Trazer a rua para as escolas de futebol, alterar os quadros competitivos, melhorar a relação entre desporto escolar e o futebol e consciencializar os treinadores de formação parecem ser pontos indispensáveis na melhoria do nosso futebol. E, porque não, interiorizar o que de melhor se faz nas escolas emergentes? Foi exactamente isso que, quer os Alemães, quer os Ingleses fizeram para agilizar as suas estruturas. O caso dos Alemães, pós euro-2000, é sobejamente citado. E bem.

No nosso caso, não seria ingrato conhecer o modelo de desenvolvimento futebolístico aplicado nos Países Baixos e, em particular, na Bélgica.
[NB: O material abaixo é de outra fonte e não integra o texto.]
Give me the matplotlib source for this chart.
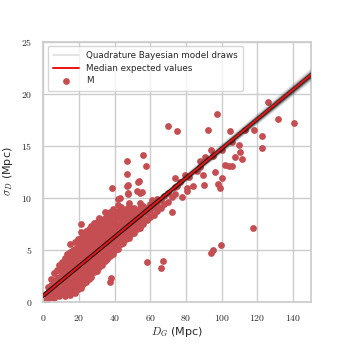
"""
sigma_D vs D_G scatter with quadrature model draws
"""

import numpy as np
import matplotlib
matplotlib.use("Agg")
import matplotlib.pyplot as plt
import seaborn as sns
from matplotlib.ticker import FuncFormatter

# dense cloud, one x column -> list of sigma values
cloud_x = [1.5, 3, 4.5, 6, 7.5, 9, 10.5, 12, 13.5, 15, 16.5, 18, 19.5, 21, 22.5, 24,
           25.5, 27, 28.5, 30, 31.5, 33, 34.5, 36, 37.5, 39, 40.5, 42, 43.5, 45,
           46.5, 48, 49.5, 51, 52.5, 54, 56, 58, 60, 62, 64, 66, 68, 70, 72, 74]
cloud_y = [
    [0.1, 0.7],
    [0.2, 0.8, 1.4],
    [0.4, 1.0, 1.6, 2.2],
    [0.3, 0.9, 1.5, 2.0, 2.7],
    [0.6, 1.1, 1.8, 2.3, 3.0],
    [0.5, 1.2, 1.9, 2.4, 3.0, 3.5],
    [0.8, 1.3, 1.9, 2.6, 3.1, 3.8],
    [0.5, 1.2, 1.7, 2.4, 2.9, 3.6, 4.2],
    [0.9, 1.4, 2.1, 2.6, 3.3, 3.8, 4.6],
    [0.6, 1.1, 1.8, 2.3, 3.0, 3.5, 4.1, 4.8, 5.5],
    [1.0, 1.5, 2.2, 2.7, 3.4, 3.9, 4.5, 5.0],
    [0.8, 1.5, 2.0, 2.7, 3.2, 3.9, 4.4, 5.1, 5.7],
    [1.2, 1.7, 2.4, 2.9, 3.6, 4.1, 4.8, 5.3, 6.0],
    [1.3, 2.0, 2.5, 3.2, 3.7, 4.4, 4.9, 5.6, 6.1, 6.7],
    [1.7, 2.2, 2.9, 3.4, 4.1, 4.6, 5.3, 5.8, 6.4],
    [1.9, 2.6, 3.1, 3.8, 4.3, 5.0, 5.5, 6.2, 6.8],
    [2.2, 2.7, 3.4, 3.9, 4.6, 5.1, 5.8, 6.3, 7.0],
    [2.4, 3.1, 3.6, 4.3, 4.8, 5.5, 6.0, 6.7, 7.3],
    [2.8, 3.3, 4.0, 4.5, 5.2, 5.7, 6.4, 6.9, 7.6],
    [2.9, 3.6, 4.1, 4.8, 5.3, 6.0, 6.5, 7.2, 7.7],
    [3.3, 3.8, 4.5, 5.0, 5.7, 6.2, 6.9, 7.4, 8.0],
    [3.5, 4.2, 4.7, 5.4, 5.9, 6.6, 7.1, 7.8],
    [3.9, 4.4, 5.1, 5.6, 6.3, 6.8, 7.5, 8.0, 8.6],
    [4.1, 4.8, 5.3, 6.0, 6.5, 7.2, 7.7, 8.3],
    [4.4, 4.9, 5.6, 6.1, 6.8, 7.3, 8.0, 8.6],
    [4.6, 5.3, 5.8, 6.5, 7.0, 7.7, 8.2, 8.9],
    [5.0, 5.5, 6.2, 6.7, 7.4, 7.9, 8.6],
    [5.1, 5.8, 6.3, 7.0, 7.5, 8.2, 8.7, 9.3],
    [5.5, 6.0, 6.7, 7.2, 7.9, 8.4, 9.1],
    [5.6, 6.3, 6.8, 7.5, 8.0, 8.7],
    [6.0, 6.5, 7.2, 7.7, 8.4, 8.9],
    [6.1, 6.8, 7.3, 8.0, 8.5, 9.2],
    [6.5, 7.0, 7.7, 8.2, 8.9],
    [6.6, 7.3, 7.8, 8.5, 9.0],
    [7.0, 7.5, 8.2, 8.7],
    [7.1, 7.8, 8.3, 9.0, 9.5],
    [7.5, 8.0, 8.7, 9.2],
    [7.8, 8.5, 9.0],
    [8.1, 8.7, 9.4],
    [8.3, 9.1],
    [8.7, 9.3, 9.9],
    [9.0, 9.8],
    [9.4],
    [9.6, 10.4],
    [10.1],
    [10.3, 11.0],
]

# scattered points away from the cloud
out_x = [70.2, 74.8, 97.6, 92.2, 104.7, 126.2, 131.4, 140.7, 118.3, 122.4, 122.4,
         109.7, 110.3, 111.2, 105.6, 107.5, 117.8, 99.7, 95.4, 94.1, 90.1, 99.1, 98.0,
         56.2, 47.2, 57.5, 47.2, 53.7, 38.8, 47.5, 52.5, 55.3, 43.1, 47.4, 48.1, 60.9,
         73.9, 80.4, 72.1, 58.1, 67.4, 65.9, 37.9, 37.6, 21.1, 46.8, 42.2, 47.8, 54.3,
         53.3, 94.1, 90.7, 87.9, 89.8, 96.3, 100.0, 83.8, 80.8, 77.6, 79.5, 76.7,
         101.9, 104.3, 62.0, 68.0, 75.0, 82.0, 88.0, 95.0, 100.0, 106.0, 113.0, 86.0]
out_y = [16.9, 16.4, 18.0, 16.5, 16.4, 19.2, 17.6, 17.2, 16.5, 15.9, 14.8,
         15.1, 14.4, 13.7, 13.0, 13.9, 7.06, 5.4, 4.97, 4.7, 11.2, 10.9, 11.3,
         14.1, 13.5, 13.0, 12.3, 11.6, 10.9, 11.2, 10.6, 10.5, 9.94, 10.4, 9.46, 9.78,
         11.9, 10.9, 8.65, 3.85, 3.94, 3.2, 2.25, 1.9, 7.5, 11.1, 9.9, 10.3, 10.4,
         11.5, 14.6, 13.9, 13.5, 12.2, 12.5, 11.9, 11.1, 10.6, 10.1, 12.2, 11.5,
         13.1, 13.0, 9.3, 10.2, 11.1, 12.0, 12.9, 14.0, 14.6, 15.4, 16.5, 12.6]

# posterior draws of the quadrature model (intercept, slope)
draw_b = [0.65, 0.62, 0.60, 0.58, 0.57, 0.56, 0.56, 0.55, 0.55, 0.54, 0.54, 0.53,
          0.52, 0.51, 0.50, 0.48, 0.58, 0.57, 0.53, 0.52, 0.55, 0.56, 0.54, 0.60]
draw_m = [0.1380, 0.1390, 0.1398, 0.1403, 0.1407, 0.1410, 0.1412, 0.1414, 0.1416,
          0.1418, 0.1420, 0.1422, 0.1425, 0.1429, 0.1435, 0.1448, 0.1409, 0.1413,
          0.1419, 0.1423, 0.1417, 0.1415, 0.1421, 0.1400]
med_b = 0.55
med_m = 0.1417

sns.set_theme(style="whitegrid")
plt.rcParams['font.family'] = ['DejaVu Sans']
plt.rcParams['mathtext.fontset'] = 'cm'

xs = []
ys = []
for x, col in zip(cloud_x, cloud_y):
    for y in col:
        xs.append(x)
        ys.append(y)
xs = np.array(xs + out_x)
ys = np.array(ys + out_y)

fig = plt.figure(figsize=(3.45, 3.45), dpi=100)
ax = fig.add_subplot(111)
fig.subplots_adjust(left=0.125, right=0.901, bottom=0.126, top=0.879)

pts = ax.scatter(xs, ys, s=24, color='#c44e52', linewidths=0, label='M', zorder=2)

line_x = np.array([0, 150])
for b, m in zip(draw_b, draw_m):
    ax.plot(line_x, b + m * line_x, color='k', alpha=0.12, lw=2.6, zorder=3)
med, = ax.plot(line_x, med_b + med_m * line_x, color='#ee1111', lw=1.4, zorder=4,
               label='Median expected values')
draw_handle, = ax.plot([], [], color='#dedede', lw=1.2,
                       label='Quadrature Bayesian model draws')

ax.set_xlim(0, 150)
ax.set_ylim(0, 25)
ax.set_xticks(np.arange(0, 141, 20))
ax.set_yticks(np.arange(0, 26, 5))
fmt = FuncFormatter(lambda v, p: '$%g$' % v)
ax.xaxis.set_major_formatter(fmt)
ax.yaxis.set_major_formatter(fmt)
ax.tick_params(labelsize=7, pad=2)
ax.set_xlabel(r'$D_G$ (Mpc)', fontsize=8, labelpad=2)
ax.set_ylabel(r'$\sigma_D$ (Mpc)', fontsize=8, labelpad=4)

ax.legend(handles=[draw_handle, med, pts], loc='upper left', fontsize=6.3,
          frameon=True, borderpad=0.6, handlelength=3.0, labelspacing=0.4)

fig.savefig('out.png', dpi=100)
De 2004 para cá, aplicaram exactamente o defendido acima.

Maior liberdade para o atleta, maior contacto com a bola, mais tempo de jogo e maior enfoque na criatividade. Deixaram de lado as mesquinhices tácticas e a predominância pelo físico. Encher crianças com complexos sistemas tácticos e com demasiadas obrigações em campo só vem interferir naquilo que é o seu prazer pelo jogo. Nesta nova forma de pensar, o treinador assume um papel passivo, sendo apenas útil em ajustes pontuais quando o atleta não interioriza por si o que o jogo pede. As gritarias para dentro do campo, os castigos por não soltar a bola rápido, os afastamentos da equipa por os centrais não jogarem fácil, são deixados para trás. É óbvio que este processo que descrevemos é maioritariamente aplicado até os sub13/sub14, uma vez que, ultrapassado este período, o conhecimento táctico começa a ser uma característica essencial no jogo.

Não é tarefa fácil alterar o paradigma de pensamento que vigora na cabeça de 95% dos formadores em Portugal, tal como não foi em Inglaterra. Esse obstáculo foi contrariado recentemente pela Federação Inglesa de Futebol que aboliu qualquer sistema classificativo ou competição até aos sub-12, facto que, como seria de esperar, levou os treinadores a uma menor obstinação por ganhar que condicionava o desenvolvimento do talento dos atletas.